Fulani herdsmen and militia have also taken over forests in the southeast and southwest while the northern-dominated Buhari regime and the Fulani Herdsmen are battling Benue and the southern states, who are seeking to lawfully protect their lands and people from death and destruction, claiming it disrupts their “way of life”.
At the end of the day, Buhari’s interview was a further unmasking of a man wholly and woefully out of his depth, a serial and congenital failure and an epitome of cluelessness.
In America, for instance, these economic indicators are faithfully reported each month. And it helps in good governance.
Any self-respecting leader would know, review and work assiduously to address these indices daily.
Even where he is dull, Proverbs say “in the multitude of counsellors a king is established.”
Buhari has operated with more attack dogs disguised as Media aides than economic advisers for an ailing economy.

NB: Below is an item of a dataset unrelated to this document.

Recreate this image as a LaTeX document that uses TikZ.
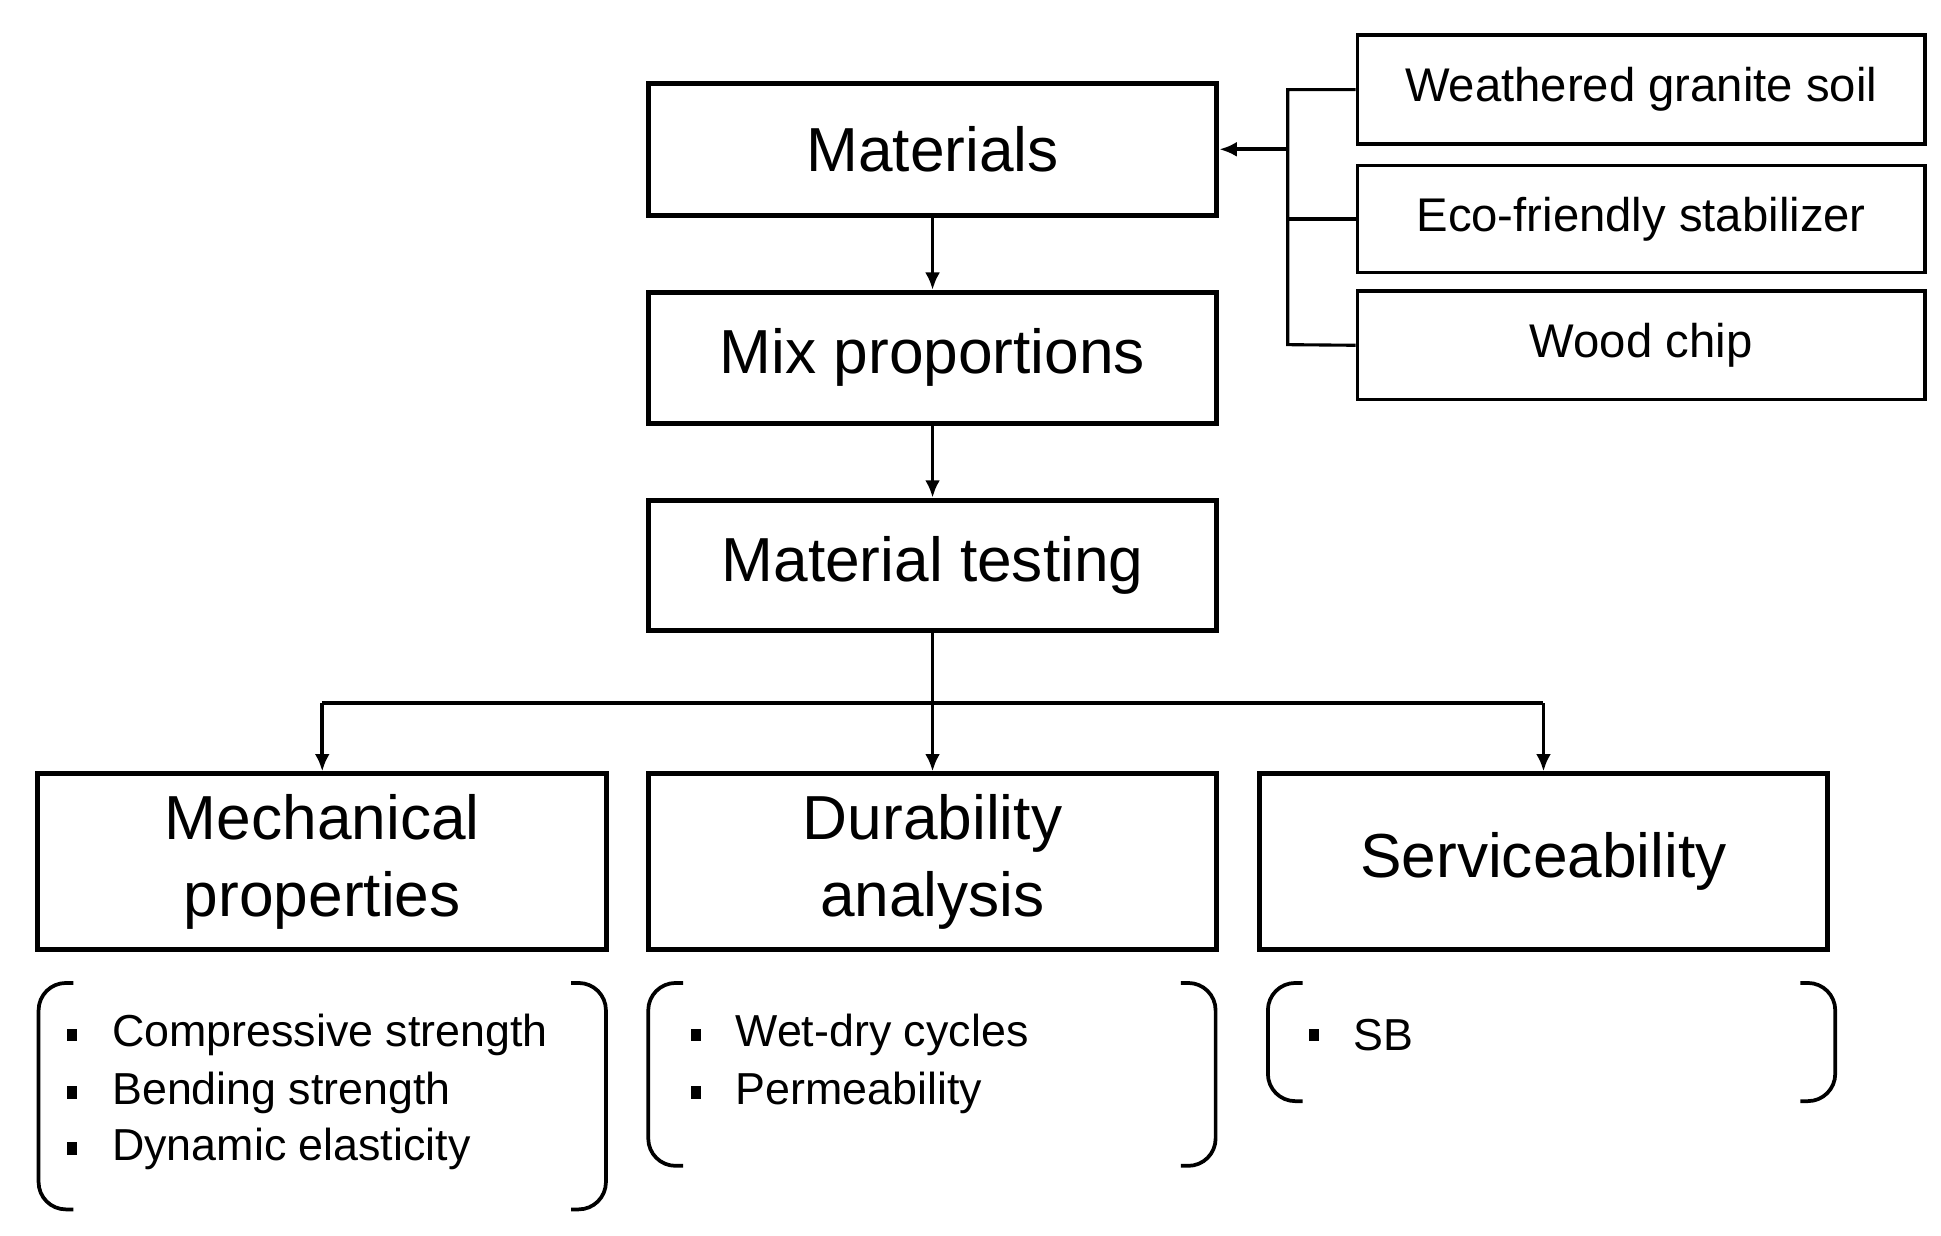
\documentclass[tikz,border=0pt]{standalone}
\usepackage{fontspec}
\setmainfont{Liberation Sans}
\usetikzlibrary{arrows.meta}
\begin{document}
\begin{tikzpicture}[x=1pt,y=-1pt,
 box/.style={draw,line width=4pt,minimum width=457pt,inner sep=0pt,align=center,font=\fontsize{50}{62}\selectfont},
 sbox/.style={draw,line width=3pt,minimum width=456pt,inner sep=0pt,font=\fontsize{38}{44}\selectfont},
 arr/.style={line width=3pt,-{Latex[length=14pt,width=12pt]}},
 ln/.style={line width=2.5pt},
 br/.style={line width=3pt,rounded corners=22pt},
 item/.style={anchor=west,font=\fontsize{36}{40}\selectfont,inner sep=0pt}]
\useasboundingbox (0,0) rectangle (1560,993);
\node[box,minimum height=106pt] (mat) at (749.5,120) {Materials};
\node[box,minimum height=105pt] (mix) at (749.5,287.5) {Mix proportions};
\node[box,minimum height=105pt] (test) at (749.5,454.5) {Material testing};
\node[sbox,minimum height=88pt] (w) at (1319,72) {Weathered granite soil};
\node[sbox,minimum height=86pt] (e) at (1319,176) {Eco-friendly stabilizer};
\node[sbox,minimum height=87pt] (c) at (1319,277.5) {Wood chip};
\node[box,minimum height=141pt] (mech) at (259,692.5) {Mechanical\\properties};
\node[box,minimum height=141pt] (dur) at (749.5,692.5) {Durability\\analysis};
\node[box,minimum height=141pt] (serv) at (1240.5,692.5) {Serviceability};
\coordinate (j) at (1035,120);
\draw[ln] (w.west) -| (1035,277) -- (c.west);
\draw[ln] (e.west) -- (1035,176);
\draw[arr] (j) -- (mat.east);
\draw[arr] (mat) -- (mix);
\draw[arr] (mix) -- (test);
\draw[arr] (test.south) -- (dur.north);
\draw[line width=3pt] (mech.north|-0,565) -- (serv.north|-0,565);
\draw[arr] (mech.north|-0,565) -- (mech.north);
\draw[arr] (serv.north|-0,565) -- (serv.north);
% brackets
\foreach \l/\r/\t/\b in {31/487/790/972, 521/977/790/937, 1019/1475/790/885}{
 \draw[br] (\l+28,\t) -- (\l,\t) -- (\l,\b) -- (\l+28,\b);
 \draw[br] (\r-28,\t) -- (\r,\t) -- (\r,\b) -- (\r-28,\b);
}
\foreach \x/\y/\s [count=\i] in {58/832/Compressive strength,58/878/Bending strength,58/923/Dynamic elasticity,559/832/Wet-dry cycles,559/878/Permeability,1056/832/SB/GB test}{
 \fill (\x-4,\y-5) rectangle (\x+4,\y+5);
 \node[item] (t\i) at (\x+32,\y) {\s};
}
\end{tikzpicture}
\end{document}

He has the likes of the erudite Osinbajo who is capable of assimilating and analyzing this data as his VP but he marginalized his constitutionally established National Economic Council for one of Buhari’s own making.
Gov Peter Obi is a brilliant example of a technocrat or econocrat who knowledgeably and demonstrably applied himself to improve the academic performance indices of Anambra state by returning schools to their original owners.
Sadly despite being one of the most accomplished public and private sector operators in politics, he comes from a region that hasn’t been privileged to produce an elected executive president.
As such all Buhari’s interview has done is reaffirm Nigeria’s status as a Dullocracy – a Country of seeing men misruled by the blind – and reconfirm the urgent necessity of restructuring.
Buhari is an unmitigated and irreparable disaster and his greatest contribution to Nigeria is his departure from office. His second greatest contribution will be not to replicate someone like himself as successor. Fortunately, we can see from afar the end in sight thanks to the new year 2022.
•Emmanuel Ogebe is a Washington based international human rights lawyer and Nigeria expert.